#### [WHAT YOU WILL DO]
Only one portion of the data is to be written out: from the line bearing "Write a web" through the line bearing "const stressMinorTicks = [-1050, -750, -450, -150];". Write it exactly as it appears.

*-*-*

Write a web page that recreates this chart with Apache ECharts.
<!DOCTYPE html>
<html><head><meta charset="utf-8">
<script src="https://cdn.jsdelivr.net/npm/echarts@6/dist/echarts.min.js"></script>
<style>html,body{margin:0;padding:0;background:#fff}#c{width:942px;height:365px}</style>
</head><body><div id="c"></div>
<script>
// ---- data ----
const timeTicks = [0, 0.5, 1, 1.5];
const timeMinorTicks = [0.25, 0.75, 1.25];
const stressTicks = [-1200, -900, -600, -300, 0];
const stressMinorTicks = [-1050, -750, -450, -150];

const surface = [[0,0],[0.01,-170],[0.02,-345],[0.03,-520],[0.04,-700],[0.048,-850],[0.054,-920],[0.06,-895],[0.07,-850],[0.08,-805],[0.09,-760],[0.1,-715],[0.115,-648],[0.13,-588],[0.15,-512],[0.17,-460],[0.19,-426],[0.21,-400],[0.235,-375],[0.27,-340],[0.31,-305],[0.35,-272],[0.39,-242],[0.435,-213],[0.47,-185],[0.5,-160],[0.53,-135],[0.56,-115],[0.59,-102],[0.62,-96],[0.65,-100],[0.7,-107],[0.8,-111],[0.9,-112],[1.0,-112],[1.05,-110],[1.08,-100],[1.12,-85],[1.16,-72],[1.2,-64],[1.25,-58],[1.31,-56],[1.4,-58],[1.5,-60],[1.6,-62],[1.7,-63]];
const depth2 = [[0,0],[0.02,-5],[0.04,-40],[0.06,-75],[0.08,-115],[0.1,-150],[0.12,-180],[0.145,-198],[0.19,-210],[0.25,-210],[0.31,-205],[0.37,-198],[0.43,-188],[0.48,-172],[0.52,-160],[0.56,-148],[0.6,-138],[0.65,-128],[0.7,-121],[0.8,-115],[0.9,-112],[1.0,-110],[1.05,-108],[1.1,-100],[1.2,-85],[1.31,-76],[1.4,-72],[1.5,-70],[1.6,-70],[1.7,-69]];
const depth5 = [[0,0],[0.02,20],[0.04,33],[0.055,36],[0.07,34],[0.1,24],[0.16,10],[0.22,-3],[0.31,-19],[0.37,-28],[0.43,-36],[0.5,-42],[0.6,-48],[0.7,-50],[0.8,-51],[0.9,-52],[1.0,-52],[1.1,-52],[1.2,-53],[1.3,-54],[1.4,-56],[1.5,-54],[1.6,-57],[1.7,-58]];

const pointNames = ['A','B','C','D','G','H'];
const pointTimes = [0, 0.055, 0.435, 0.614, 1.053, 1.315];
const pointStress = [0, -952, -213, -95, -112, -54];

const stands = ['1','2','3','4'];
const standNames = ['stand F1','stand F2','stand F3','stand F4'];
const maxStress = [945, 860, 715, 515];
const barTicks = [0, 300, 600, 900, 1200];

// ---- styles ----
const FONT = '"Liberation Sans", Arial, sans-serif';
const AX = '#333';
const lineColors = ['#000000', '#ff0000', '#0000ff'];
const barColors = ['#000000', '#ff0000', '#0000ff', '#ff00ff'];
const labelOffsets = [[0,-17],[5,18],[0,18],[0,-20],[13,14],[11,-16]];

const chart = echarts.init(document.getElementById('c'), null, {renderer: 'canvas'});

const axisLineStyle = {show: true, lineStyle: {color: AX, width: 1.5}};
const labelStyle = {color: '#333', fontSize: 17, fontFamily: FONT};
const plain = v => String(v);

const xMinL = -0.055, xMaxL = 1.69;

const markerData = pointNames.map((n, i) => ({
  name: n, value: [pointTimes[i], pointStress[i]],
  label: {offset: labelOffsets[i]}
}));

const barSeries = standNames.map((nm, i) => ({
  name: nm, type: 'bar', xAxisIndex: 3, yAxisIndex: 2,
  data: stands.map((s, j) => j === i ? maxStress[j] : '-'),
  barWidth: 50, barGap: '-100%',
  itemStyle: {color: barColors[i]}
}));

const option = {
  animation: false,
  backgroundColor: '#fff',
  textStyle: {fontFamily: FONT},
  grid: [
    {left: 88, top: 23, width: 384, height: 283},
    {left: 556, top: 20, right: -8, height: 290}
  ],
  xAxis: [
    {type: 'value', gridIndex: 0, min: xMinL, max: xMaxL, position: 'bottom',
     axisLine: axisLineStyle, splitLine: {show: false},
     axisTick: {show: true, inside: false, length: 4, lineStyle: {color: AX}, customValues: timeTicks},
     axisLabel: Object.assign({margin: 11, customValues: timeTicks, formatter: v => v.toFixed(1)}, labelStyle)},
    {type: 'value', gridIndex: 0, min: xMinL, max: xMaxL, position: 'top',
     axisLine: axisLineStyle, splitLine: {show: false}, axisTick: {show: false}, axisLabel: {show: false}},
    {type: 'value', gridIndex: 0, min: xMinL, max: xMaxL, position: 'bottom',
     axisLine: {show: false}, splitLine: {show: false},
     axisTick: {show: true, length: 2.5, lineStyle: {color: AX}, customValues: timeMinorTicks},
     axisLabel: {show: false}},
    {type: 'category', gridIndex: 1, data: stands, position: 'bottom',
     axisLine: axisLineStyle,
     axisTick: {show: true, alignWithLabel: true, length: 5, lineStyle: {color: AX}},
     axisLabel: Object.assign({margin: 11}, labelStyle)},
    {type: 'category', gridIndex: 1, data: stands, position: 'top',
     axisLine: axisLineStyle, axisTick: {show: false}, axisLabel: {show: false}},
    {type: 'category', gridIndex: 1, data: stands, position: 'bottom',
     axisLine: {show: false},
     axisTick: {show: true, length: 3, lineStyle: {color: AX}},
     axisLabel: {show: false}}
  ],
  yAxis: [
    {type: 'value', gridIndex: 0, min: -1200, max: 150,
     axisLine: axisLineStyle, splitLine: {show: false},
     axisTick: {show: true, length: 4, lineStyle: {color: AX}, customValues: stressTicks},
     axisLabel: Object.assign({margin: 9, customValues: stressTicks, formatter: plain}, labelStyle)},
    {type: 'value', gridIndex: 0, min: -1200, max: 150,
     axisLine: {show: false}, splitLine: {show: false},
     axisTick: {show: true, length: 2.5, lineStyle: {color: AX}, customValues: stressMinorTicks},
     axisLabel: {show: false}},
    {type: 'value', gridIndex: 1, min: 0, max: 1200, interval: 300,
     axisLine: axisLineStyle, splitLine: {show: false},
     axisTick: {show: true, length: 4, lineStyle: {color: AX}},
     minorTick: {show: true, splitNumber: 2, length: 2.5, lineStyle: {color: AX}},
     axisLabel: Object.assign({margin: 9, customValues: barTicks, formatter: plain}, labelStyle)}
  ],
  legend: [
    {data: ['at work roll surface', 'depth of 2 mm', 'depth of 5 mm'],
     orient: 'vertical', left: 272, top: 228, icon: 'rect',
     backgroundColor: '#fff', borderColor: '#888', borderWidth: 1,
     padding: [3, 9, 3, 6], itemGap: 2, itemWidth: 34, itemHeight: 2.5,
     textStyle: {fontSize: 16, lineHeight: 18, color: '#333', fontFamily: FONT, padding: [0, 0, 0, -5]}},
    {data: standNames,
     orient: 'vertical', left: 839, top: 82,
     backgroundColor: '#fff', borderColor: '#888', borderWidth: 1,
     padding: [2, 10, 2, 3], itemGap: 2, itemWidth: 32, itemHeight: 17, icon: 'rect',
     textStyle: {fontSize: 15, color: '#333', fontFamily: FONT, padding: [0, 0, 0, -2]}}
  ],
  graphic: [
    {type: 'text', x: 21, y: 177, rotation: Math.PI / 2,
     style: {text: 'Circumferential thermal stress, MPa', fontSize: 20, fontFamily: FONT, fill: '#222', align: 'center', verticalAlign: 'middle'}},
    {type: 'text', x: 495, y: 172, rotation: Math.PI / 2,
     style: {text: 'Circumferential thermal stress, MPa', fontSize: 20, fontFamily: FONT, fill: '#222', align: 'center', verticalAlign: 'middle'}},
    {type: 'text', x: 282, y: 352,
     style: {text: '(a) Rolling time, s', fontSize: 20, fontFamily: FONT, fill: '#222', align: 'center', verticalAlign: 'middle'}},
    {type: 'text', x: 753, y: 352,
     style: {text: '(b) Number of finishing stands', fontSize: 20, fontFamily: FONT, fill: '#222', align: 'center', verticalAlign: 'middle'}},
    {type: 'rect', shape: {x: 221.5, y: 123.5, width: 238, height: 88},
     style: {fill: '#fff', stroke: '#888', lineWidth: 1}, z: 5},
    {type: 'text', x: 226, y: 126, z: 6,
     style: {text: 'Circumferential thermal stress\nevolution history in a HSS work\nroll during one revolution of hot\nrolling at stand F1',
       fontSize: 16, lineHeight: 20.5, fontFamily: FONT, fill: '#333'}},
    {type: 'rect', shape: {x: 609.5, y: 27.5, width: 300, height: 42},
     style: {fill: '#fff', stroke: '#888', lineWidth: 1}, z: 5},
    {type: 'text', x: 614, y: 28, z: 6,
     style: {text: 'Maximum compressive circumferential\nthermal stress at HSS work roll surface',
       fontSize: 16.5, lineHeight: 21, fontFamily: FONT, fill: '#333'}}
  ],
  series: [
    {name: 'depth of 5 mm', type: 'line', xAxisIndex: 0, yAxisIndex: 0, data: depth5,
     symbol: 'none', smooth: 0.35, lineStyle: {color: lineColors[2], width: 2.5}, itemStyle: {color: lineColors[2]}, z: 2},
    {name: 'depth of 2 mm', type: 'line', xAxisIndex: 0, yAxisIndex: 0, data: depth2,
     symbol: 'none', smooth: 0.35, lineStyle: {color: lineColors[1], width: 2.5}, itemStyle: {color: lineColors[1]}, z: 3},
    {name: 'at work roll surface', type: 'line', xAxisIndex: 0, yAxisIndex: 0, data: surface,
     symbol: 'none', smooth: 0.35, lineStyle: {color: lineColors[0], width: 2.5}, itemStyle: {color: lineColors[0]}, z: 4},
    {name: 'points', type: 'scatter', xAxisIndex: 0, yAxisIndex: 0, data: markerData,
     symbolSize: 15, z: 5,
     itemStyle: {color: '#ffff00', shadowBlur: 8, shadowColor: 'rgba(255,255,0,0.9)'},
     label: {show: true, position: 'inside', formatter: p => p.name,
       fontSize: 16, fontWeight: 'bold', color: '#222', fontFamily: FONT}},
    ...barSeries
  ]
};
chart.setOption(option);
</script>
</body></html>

*-*-*

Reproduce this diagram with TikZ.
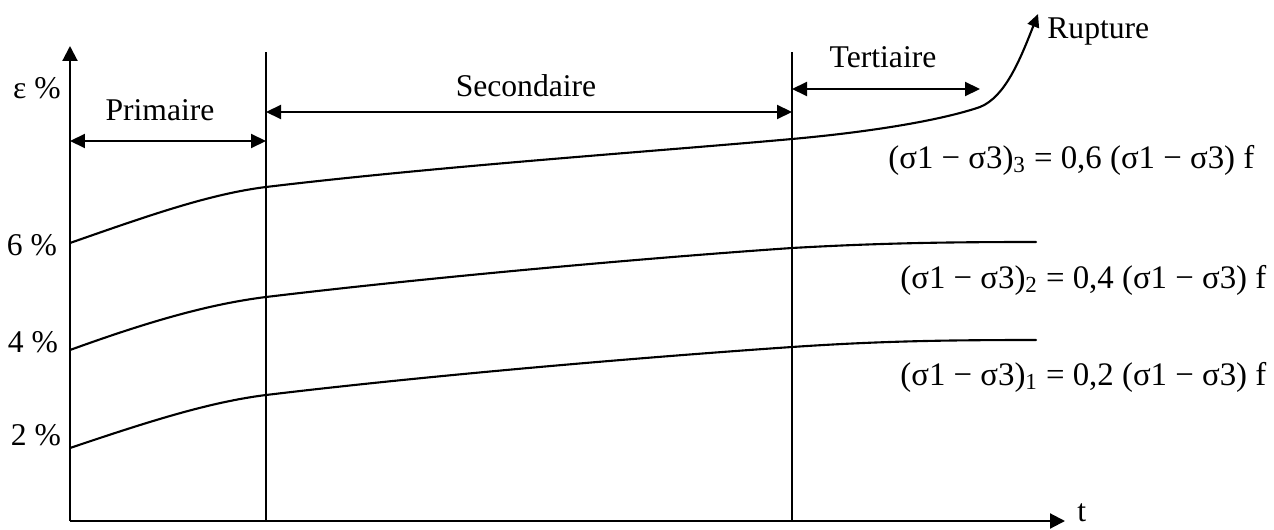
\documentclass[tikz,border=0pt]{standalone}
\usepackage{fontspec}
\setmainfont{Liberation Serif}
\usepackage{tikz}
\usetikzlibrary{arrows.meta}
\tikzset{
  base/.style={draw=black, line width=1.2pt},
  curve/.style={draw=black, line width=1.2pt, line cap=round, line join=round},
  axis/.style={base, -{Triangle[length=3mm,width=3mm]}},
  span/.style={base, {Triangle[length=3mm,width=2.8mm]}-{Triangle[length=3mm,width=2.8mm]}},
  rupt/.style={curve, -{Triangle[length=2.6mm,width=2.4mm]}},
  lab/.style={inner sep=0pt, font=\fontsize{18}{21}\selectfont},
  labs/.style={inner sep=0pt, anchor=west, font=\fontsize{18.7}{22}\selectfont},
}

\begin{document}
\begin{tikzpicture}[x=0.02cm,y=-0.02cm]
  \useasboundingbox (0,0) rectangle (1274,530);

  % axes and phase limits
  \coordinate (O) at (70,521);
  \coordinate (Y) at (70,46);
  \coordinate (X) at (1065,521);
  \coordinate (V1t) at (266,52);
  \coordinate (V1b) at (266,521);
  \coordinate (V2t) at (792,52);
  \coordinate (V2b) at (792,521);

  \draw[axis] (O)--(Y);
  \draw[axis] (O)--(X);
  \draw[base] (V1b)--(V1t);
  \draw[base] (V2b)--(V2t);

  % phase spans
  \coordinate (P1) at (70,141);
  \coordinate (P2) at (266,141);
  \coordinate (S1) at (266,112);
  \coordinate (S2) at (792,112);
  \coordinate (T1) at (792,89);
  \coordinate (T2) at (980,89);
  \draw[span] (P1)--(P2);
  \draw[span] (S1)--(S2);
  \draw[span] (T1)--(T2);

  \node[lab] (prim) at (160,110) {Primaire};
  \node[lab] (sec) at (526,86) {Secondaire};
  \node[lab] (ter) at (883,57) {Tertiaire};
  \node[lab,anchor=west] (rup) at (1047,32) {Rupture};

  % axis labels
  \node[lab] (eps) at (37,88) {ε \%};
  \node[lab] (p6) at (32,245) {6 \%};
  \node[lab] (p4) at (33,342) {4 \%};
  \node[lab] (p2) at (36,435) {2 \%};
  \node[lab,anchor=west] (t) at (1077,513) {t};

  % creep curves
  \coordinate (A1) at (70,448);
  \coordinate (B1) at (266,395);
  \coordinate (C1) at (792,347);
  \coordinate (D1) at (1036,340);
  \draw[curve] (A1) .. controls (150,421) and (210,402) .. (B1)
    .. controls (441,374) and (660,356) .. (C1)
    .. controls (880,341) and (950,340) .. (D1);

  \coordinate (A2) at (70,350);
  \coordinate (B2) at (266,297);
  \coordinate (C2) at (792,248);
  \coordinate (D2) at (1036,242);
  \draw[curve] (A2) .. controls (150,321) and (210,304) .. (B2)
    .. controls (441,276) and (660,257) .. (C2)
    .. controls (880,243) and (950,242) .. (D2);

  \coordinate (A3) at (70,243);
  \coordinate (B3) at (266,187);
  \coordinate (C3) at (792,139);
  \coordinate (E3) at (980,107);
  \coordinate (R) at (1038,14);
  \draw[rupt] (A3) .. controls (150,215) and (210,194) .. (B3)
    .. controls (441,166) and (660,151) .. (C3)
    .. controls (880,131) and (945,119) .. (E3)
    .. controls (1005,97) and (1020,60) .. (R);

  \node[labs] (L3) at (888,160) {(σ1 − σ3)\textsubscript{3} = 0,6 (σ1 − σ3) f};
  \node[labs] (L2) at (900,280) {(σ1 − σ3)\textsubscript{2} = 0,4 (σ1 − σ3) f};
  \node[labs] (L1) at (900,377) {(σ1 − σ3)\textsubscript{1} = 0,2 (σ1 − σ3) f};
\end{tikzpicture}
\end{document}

*-*-*

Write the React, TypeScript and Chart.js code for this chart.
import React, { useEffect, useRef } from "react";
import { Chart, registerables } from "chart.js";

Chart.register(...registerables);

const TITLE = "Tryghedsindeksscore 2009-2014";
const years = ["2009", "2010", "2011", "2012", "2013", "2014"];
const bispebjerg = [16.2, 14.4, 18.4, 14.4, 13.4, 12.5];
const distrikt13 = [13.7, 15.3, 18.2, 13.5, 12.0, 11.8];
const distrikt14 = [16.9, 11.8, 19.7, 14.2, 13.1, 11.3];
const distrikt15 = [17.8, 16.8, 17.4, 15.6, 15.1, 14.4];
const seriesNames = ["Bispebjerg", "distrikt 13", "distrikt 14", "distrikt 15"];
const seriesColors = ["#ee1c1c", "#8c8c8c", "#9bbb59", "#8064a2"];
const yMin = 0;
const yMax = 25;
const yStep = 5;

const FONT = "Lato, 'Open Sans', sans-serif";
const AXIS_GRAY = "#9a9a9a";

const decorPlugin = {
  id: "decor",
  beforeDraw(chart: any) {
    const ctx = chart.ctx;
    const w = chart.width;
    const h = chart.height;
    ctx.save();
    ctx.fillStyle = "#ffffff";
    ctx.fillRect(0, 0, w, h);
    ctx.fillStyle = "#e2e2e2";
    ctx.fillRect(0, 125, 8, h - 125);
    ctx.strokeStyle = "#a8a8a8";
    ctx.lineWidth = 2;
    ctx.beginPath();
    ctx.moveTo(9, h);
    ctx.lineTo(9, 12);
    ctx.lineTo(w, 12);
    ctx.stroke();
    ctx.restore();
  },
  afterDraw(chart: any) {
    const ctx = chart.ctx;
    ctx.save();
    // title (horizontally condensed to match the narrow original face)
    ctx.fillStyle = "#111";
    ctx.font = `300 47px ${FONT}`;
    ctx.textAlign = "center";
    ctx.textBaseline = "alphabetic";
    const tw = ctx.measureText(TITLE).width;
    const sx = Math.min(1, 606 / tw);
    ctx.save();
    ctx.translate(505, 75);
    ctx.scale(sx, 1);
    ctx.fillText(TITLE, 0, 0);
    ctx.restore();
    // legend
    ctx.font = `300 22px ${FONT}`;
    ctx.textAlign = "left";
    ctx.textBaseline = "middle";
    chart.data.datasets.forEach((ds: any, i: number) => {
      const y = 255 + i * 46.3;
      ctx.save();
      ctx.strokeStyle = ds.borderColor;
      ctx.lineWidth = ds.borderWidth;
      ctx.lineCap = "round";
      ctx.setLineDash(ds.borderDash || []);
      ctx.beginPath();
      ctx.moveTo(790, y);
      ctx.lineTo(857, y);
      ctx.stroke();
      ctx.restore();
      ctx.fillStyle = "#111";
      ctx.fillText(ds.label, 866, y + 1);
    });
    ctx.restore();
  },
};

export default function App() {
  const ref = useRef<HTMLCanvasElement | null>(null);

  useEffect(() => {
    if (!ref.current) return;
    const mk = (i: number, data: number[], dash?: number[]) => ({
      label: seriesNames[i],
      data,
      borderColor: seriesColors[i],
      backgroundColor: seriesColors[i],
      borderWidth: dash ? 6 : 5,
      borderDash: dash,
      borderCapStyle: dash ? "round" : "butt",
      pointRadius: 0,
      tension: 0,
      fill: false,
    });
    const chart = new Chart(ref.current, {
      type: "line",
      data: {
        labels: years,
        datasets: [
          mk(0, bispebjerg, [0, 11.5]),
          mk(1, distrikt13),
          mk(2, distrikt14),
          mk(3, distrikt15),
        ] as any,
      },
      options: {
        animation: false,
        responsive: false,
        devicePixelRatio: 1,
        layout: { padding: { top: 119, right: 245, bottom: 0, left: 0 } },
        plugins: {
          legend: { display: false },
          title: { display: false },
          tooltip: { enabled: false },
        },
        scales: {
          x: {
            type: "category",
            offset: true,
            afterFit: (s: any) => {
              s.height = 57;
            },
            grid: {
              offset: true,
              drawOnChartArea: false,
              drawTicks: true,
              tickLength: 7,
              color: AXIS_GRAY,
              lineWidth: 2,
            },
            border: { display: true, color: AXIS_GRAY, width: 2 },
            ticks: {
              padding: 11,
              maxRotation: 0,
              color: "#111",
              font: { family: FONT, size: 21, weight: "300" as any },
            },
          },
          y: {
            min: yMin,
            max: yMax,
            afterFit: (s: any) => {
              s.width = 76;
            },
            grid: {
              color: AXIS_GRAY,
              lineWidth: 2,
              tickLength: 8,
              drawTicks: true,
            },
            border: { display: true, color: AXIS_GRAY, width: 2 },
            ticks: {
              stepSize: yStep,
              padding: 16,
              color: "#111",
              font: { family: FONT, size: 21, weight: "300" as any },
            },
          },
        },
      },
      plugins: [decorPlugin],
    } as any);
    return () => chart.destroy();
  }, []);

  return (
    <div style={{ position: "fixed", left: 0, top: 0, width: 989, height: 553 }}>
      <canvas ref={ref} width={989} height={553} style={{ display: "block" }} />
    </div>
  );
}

*-*-*

#### [FINISHED TASK]
Write a web page that recreates this chart with Apache ECharts.
<!DOCTYPE html>
<html><head><meta charset="utf-8">
<script src="https://cdn.jsdelivr.net/npm/echarts@6/dist/echarts.min.js"></script>
<style>html,body{margin:0;padding:0;background:#fff}#c{width:942px;height:365px}</style>
</head><body><div id="c"></div>
<script>
// ---- data ----
const timeTicks = [0, 0.5, 1, 1.5];
const timeMinorTicks = [0.25, 0.75, 1.25];
const stressTicks = [-1200, -900, -600, -300, 0];
const stressMinorTicks = [-1050, -750, -450, -150];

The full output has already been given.